Triple Threat
For 35 years, the tiled space where Marilyn Coxon began and ended her day was a master bathroom in name only. Too small (husband Al showered and shaved in the guest bathroom down the hall) and too open (the toilet was exposed), it was far from a room fit for two. Add the fact that Al and Marilyn were already into their retirement years and looking for increased accessibility—no more stepping over a tub wall to get into the shower—and it was time to flush and start fresh with all three of their bathrooms. "We had an investment that was deteriorating with age," Al says. "And it's a neighborhood where people do a lot with their homes," Marilyn adds. Having remodeled the Coxons' kitchen several years earlier, John Bick of Karr-Bick Kitchens & Baths says he "had a very good idea what they wanted before I walked into the house." After addressing accessibility concerns by widening doorways and installing a walk-in shower in the newly minted master bath, Bick turned to aesthetics, incorporating a "craftsman" design with the cabinetry. "It has a very honest, straight-line look," he says.

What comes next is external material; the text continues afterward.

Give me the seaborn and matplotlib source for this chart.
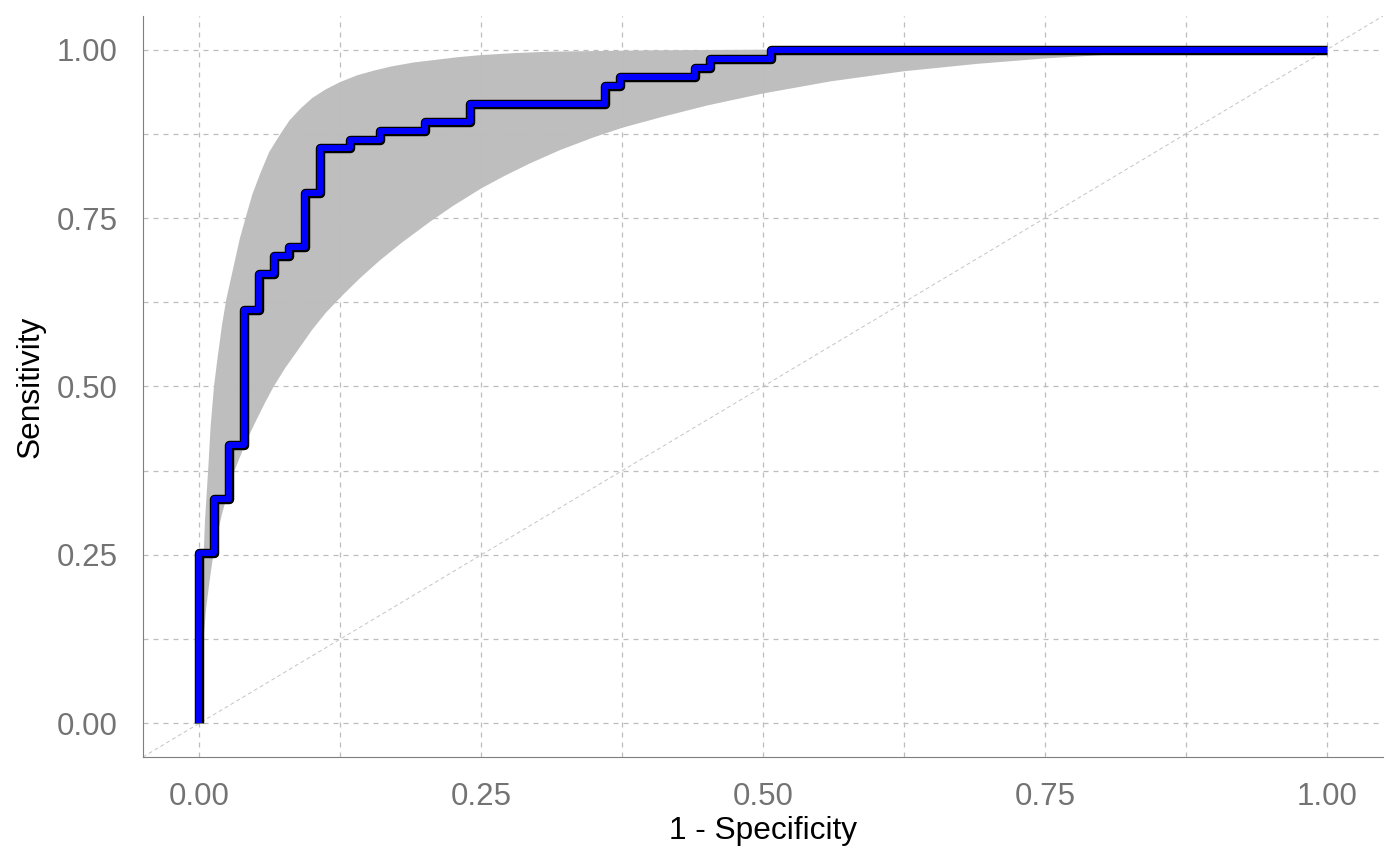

The Coxons endured the expected knocks of remodeling during the three-month project—even taking their showers at the community center up the street—but it was worth it in the end. "You have a tendency when you live someplace for a long time to keep living with it," Marilyn says. "But then you look at it from a different perspective and realize, 'Maybe we should do something different.'"
Geometry Lessons
If you stand in the southwest corner of Jim and Karen Kaiman's master bathroom—and crane your neck a little—you can see to the opposite corner of the house. It was that sense of openness that Chuck Schumacher wanted to maintain when he undertook their bathroom remodeling project 18 months ago. Unhappy with their small shower, poor lighting and a wall that nearly cut the room in two, Jim and Karen enlisted Schumacher Kitchen & Bath Studio to spruce up the space. Chief among Jim's concerns was the shower: "It was pretty small"—try 2-feet-by-5-feet small—"and I wanted all the nozzles and gadgets." He got them. After relocating the shower to the other corner of the room, converting it to a glass-block enclosed walk-in and more than doubling its size, Schumacher outfitted it with three bodysprays, a handheld shower nozzle and a standard showerhead. Thanks to a restrictive existing floor plan, the rest of the privy pieces fell into place: the vanities wrapped around the unusual 135-degree corner, and the tub (now an air tub) and toilet stayed put. Schumacher was even able to keep the toilet private without sacrificing a sense of space: a half wall of glass block discreetly separates the seated from the standing.
Wide Open Spaces
Linda and Fred Berger's master bathroom used to be the place where light beams went to die. The only sources of illumination in the spacious-yet-choked room were fixtures above the his-and-her vanities, but what little light they provided was swallowed by the painted paneling on the walls, the massive brown Jacuzzi in the middle of room and the dark cabinetry throughout. Even the shower—fully enclosed and trapped in a corner—seemed to rain gloominess. The Bergers grudgingly endured the darkness and avoided the dreary bathroom whenever they could—until they discovered the colony of bees nesting in the walls. "We had to do something," Linda says. "We couldn't have lived here much longer." The first thing Dan Glidewell of Glidewell Building and Development did after prescribing a gut rehab—termites and leaks were wearing away the rest of the 27-year-old home—was raise high the roof beams in the bathroom. A larger shower complete with three bodysprays, handheld and standard showerheads and steam capabilities was next, followed by strategically placed recessed lights above the new furniture-style double vanity. The room is a virtual prism now: natural light streams in from the window above the tub and glances gently off the walls, which have been painted with a faux finish to mimic an Italian villa. Most importantly, though, it's a room where the Bergers can relax.
Light Years
What didn't Roberta Feinstein like about her master bath? Everything. Cast off into a dark corner of her sprawling Ladue ranch, it felt almost like an afterthought. "It was too small, there wasn't enough light—it wasn't attractive," she says. (She didn't even mention the sunken shower/tub combo.) Ann Kelleher doesn't pull any punches when describing her first impression of the room: "Very dated, poor use of space—awful." With a sense of what Roberta wanted ("I told them I wanted a bigger, more beautiful bathroom"), the designer from Cutter's Custom Kitchens & Baths drew up a shotgun space that would make better use of wasted square footage in the master bathroom. By knocking out a wall and extending the bathroom, Kelleher not only doubled the space but took advantage of an atrium squandered in an alcove in the bedroom. At the other end, she ditched the sunken shower/tub, installed an air tub and tricked it out with a flat-screen TV. "She got a new TV for the bedroom, and found this little one, too," Kelleher says. "That's on the list for a lot of people but the question is where to put it." The project lasted more than six months, but after waiting 25 years to take the leap, Feinstein wasn't complaining. "I wasn't really in a hurry," she says. "I was just so excited to have it done."